A contingent of parents seeking walls for Walsh, a school that operates primarily in open space, attended the budget meeting. The capital budget, which handles building issues, has not yet been released.
While the Walsh with walls debate did not come up, Board of Education president Frank Carrano told the Eagle that a school official is looking into plans as well as the costs of putting up temporary walls within the intermediate school.
“We are examining the issue,” Carrano said in an interview. Later he said as much to the parents as they unexpectedly met up with one another in the hallway as they were leaving the building.
If adopted by the Board of Education, the Board of Finance and the Representative Town Meeting, the school budget will cover more than half the town’s annual budget, which last year came in at $93.6 million.
The school budget is typically paid for by property taxes imposed upon residents. Hernandez said that state funding through the Education Cost Sharing (ECS) program has remained flat for the last four years and he expects little or no change this year. The town of Branford receives less than $400 per pupil per year.
It turns out Hernandez is right. Today Branford’s ECS share for the 2012 – 2013 school year was announced. It amounts to an additional $19 a year per student. Click here to read the Eagle’s story.
But just getting a flat figure may not be as easy as Hernandez thinks. State Rep. Lonnie Reed, told the Eagle it will be a struggle.
TOP PRIORITIES
Hernandez said his priorities include maintaining current class size, which at the elementary school level is between 16 and 18 students and developing what he termed a “teacher model” to teach an expanding set of pupils whose native language is not English. He said there were 130 students in this category, all speaking different languages. He is looking to find a certified teacher for this group.

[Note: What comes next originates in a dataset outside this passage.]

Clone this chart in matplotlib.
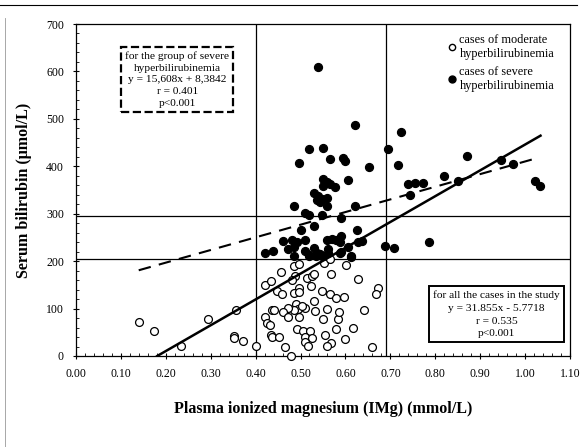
import numpy as np
import matplotlib
matplotlib.use("Agg")
import matplotlib.pyplot as plt
from matplotlib.lines import Line2D

plt.rcParams['font.family'] = ['Liberation Serif', 'DejaVu Serif']

# severe hyperbilirubinemia (filled)
severe_x = [0.538, 0.621, 0.518, 0.551, 0.497, 0.565, 0.595, 0.599, 0.652, 0.695,
            0.723, 0.717, 0.870, 0.820, 0.850, 0.945, 0.973, 1.021, 1.032, 0.739,
            0.754, 0.772, 0.744, 0.687, 0.708, 0.787, 0.551, 0.558, 0.566, 0.577,
            0.549, 0.606, 0.531, 0.540, 0.536, 0.547, 0.558, 0.560, 0.544, 0.485,
            0.621, 0.510, 0.518, 0.547, 0.591, 0.531, 0.501, 0.626, 0.462, 0.481,
            0.492, 0.510, 0.473, 0.485, 0.422, 0.439, 0.510, 0.529, 0.536, 0.544,
            0.534, 0.519, 0.551, 0.558, 0.569, 0.579, 0.591, 0.588, 0.562, 0.591,
            0.606, 0.613, 0.628, 0.637, 0.485, 0.518, 0.547, 0.562, 0.588, 0.613]
severe_y = [609, 487, 437, 439, 407, 416, 418, 412, 398, 437,
            473, 402, 421, 379, 369, 414, 405, 369, 359, 363,
            365, 364, 339, 231, 228, 241, 373, 366, 362, 357,
            359, 372, 344, 337, 328, 330, 333, 317, 324, 316,
            317, 302, 298, 297, 292, 275, 266, 266, 243, 245,
            240, 245, 226, 230, 218, 221, 221, 228, 218, 216,
            210, 210, 210, 244, 247, 244, 254, 240, 226, 220,
            229, 210, 240, 242, 211, 213, 211, 217, 218, 208]

# moderate hyperbilirubinemia (open)
moderate_x = [0.140, 0.175, 0.235, 0.295, 0.357, 0.352, 0.352, 0.372, 0.400, 0.422,
              0.435, 0.456, 0.448, 0.459, 0.486, 0.496, 0.488, 0.482, 0.496, 0.485,
              0.496, 0.514, 0.525, 0.530, 0.523, 0.547, 0.553, 0.566, 0.568, 0.566,
              0.580, 0.597, 0.602, 0.628, 0.673, 0.669, 0.529, 0.509, 0.490, 0.494,
              0.485, 0.473, 0.462, 0.472, 0.503, 0.497, 0.437, 0.442, 0.422, 0.425,
              0.433, 0.434, 0.437, 0.453, 0.465, 0.479, 0.492, 0.505, 0.521, 0.510,
              0.525, 0.510, 0.516, 0.532, 0.551, 0.560, 0.583, 0.586, 0.555, 0.580,
              0.568, 0.558, 0.600, 0.617, 0.641, 0.658]
moderate_y = [71, 52, 22, 78, 96, 42, 37, 32, 22, 149,
              159, 177, 137, 130, 190, 194, 168, 161, 144, 132,
              134, 164, 168, 173, 148, 137, 197, 204, 173, 130,
              122, 125, 192, 163, 143, 130, 115, 101, 109, 99,
              97, 101, 92, 83, 106, 83, 96, 97, 83, 69,
              65, 44, 41, 41, 18, 1, 56, 53, 53, 41,
              37, 30, 21, 94, 77, 99, 77, 92, 44, 56,
              28, 21, 35, 58, 97, 18]

# regression fits (mg/dL equations, converted to umol/L)
conv = 17.1
all_fit = (31.855, -5.7718)
severe_fit = (15.608, 8.3842)
all_range = (-all_fit[1] / all_fit[0], 1.034)
severe_range = (0.14, 1.03)

# cut-off lines
vlines = [0.40, 0.69]
hlines = [205, 295]

fig = plt.figure(figsize=(5.83, 4.47), dpi=100)
ax = fig.add_axes([0.130, 0.2036, 0.848, 0.7427])

for v in vlines:
    ax.axvline(v, color='black', lw=0.9, zorder=1)
for h in hlines:
    ax.axhline(h, color='black', lw=0.9, zorder=1)

ax.scatter(moderate_x, moderate_y, s=32, facecolors='white', edgecolors='black',
           linewidths=0.9, zorder=3, clip_on=False)
ax.scatter(severe_x, severe_y, s=32, color='black', zorder=3)

xs = np.linspace(*all_range, 2)
ax.plot(xs, conv * (all_fit[0] * xs + all_fit[1]), color='black', lw=1.8, zorder=4)
xs = np.linspace(*severe_range, 2)
ax.plot(xs, conv * (severe_fit[0] * xs + severe_fit[1]), color='black', lw=1.5,
        ls=(0, (6, 4)), zorder=4)

ax.set_xlim(0, 1.1)
ax.set_ylim(0, 700)
ax.set_xticks(np.arange(0, 1.11, 0.1))
ax.set_xticklabels(['%.2f' % t for t in np.arange(0, 1.11, 0.1)])
ax.set_xticks(np.arange(0, 1.1, 0.02), minor=True)
ax.set_yticks(np.arange(0, 701, 100))
ax.set_yticks(np.arange(0, 700, 20), minor=True)
ax.tick_params(which='major', direction='inout', length=5, width=0.8, labelsize=8.5, pad=6)
ax.tick_params(which='minor', direction='in', length=2.5, width=0.6)
for s in ax.spines.values():
    s.set_linewidth(0.9)

ax.set_ylabel('Serum bilirubin (\u03bcmol/L)', fontsize=11.5, fontweight='bold', labelpad=10)
ax.set_xlabel('Plasma ionized magnesium (IMg) (mmol/L)', fontsize=11.5,
              fontweight='bold', labelpad=15)

ax.text(0.226, 583, 'for the group of severe\nhyperbilirubinemia\ny = 15,608x + 8,3842\nr = 0.401\np<0.001',
        ha='center', va='center', fontsize=8.2, linespacing=1.4,
        bbox=dict(boxstyle='square,pad=0.35', fc='white', ec='black', lw=1.6, ls='--'))
ax.text(0.936, 88, 'for all the cases in the study\ny = 31.855x - 5.7718\nr = 0.535\np<0.001',
        ha='center', va='center', fontsize=8.2, linespacing=1.55,
        bbox=dict(boxstyle='square,pad=0.35', fc='white', ec='black', lw=1.4))

handles = [Line2D([], [], ls='', marker='o', ms=4.5, mfc='white', mec='black'),
           Line2D([], [], ls='', marker='o', ms=5, color='black')]
ax.legend(handles, ['cases of moderate\nhyperbilirubinemia', 'cases of severe\nhyperbilirubinemia'],
          loc='upper right', bbox_to_anchor=(0.985, 0.995), frameon=False, fontsize=8.8,
          handletextpad=0.1, handlelength=1.0, labelspacing=0.5, borderaxespad=0.3)

# scan frame lines
fig.add_artist(Line2D([0, 0.99], [0.989, 0.989], color='black', lw=0.8))
fig.add_artist(Line2D([0.009, 0.009], [0.0, 0.96], color='0.6', lw=0.6))

fig.savefig('out.png', dpi=100)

He told the audience that right now there is one pre‑K class at the Mary Murphy School. “In our lifetime we will have universal pre‑K.” He wants to implement another pre‑K at John B. Sliney Elementary school. All-day kindergarten was instituted only four years ago by Hernandez’s predecessor, Dr. Kathleen Halligan.
As for the instructional coach, Hamlet said, “we desperately need this position.” He told the Eagle afterward that this person would help devise programs and coach high school kids in reading comprehension and writing, two areas of concern.
Hernandez told the Board of Education and the audience that last year was a time of “compression,” his word for cutting back. And while that did not occur in the final and most expensive year of the teachers’ contract, Hernandez said, it did happen with a new contract signed late last year.
He also noted that stimulus funds totaling $702,000 for the 2010, 2011 and 2012 school years are now gone. “Many districts did not plan for this,” he said. But Branford did, he added.
The Board of Education develops an incremental budget each year, using the previous budget as a base. It does not use a zero-based budget system that starts from zero and examines the entire budget.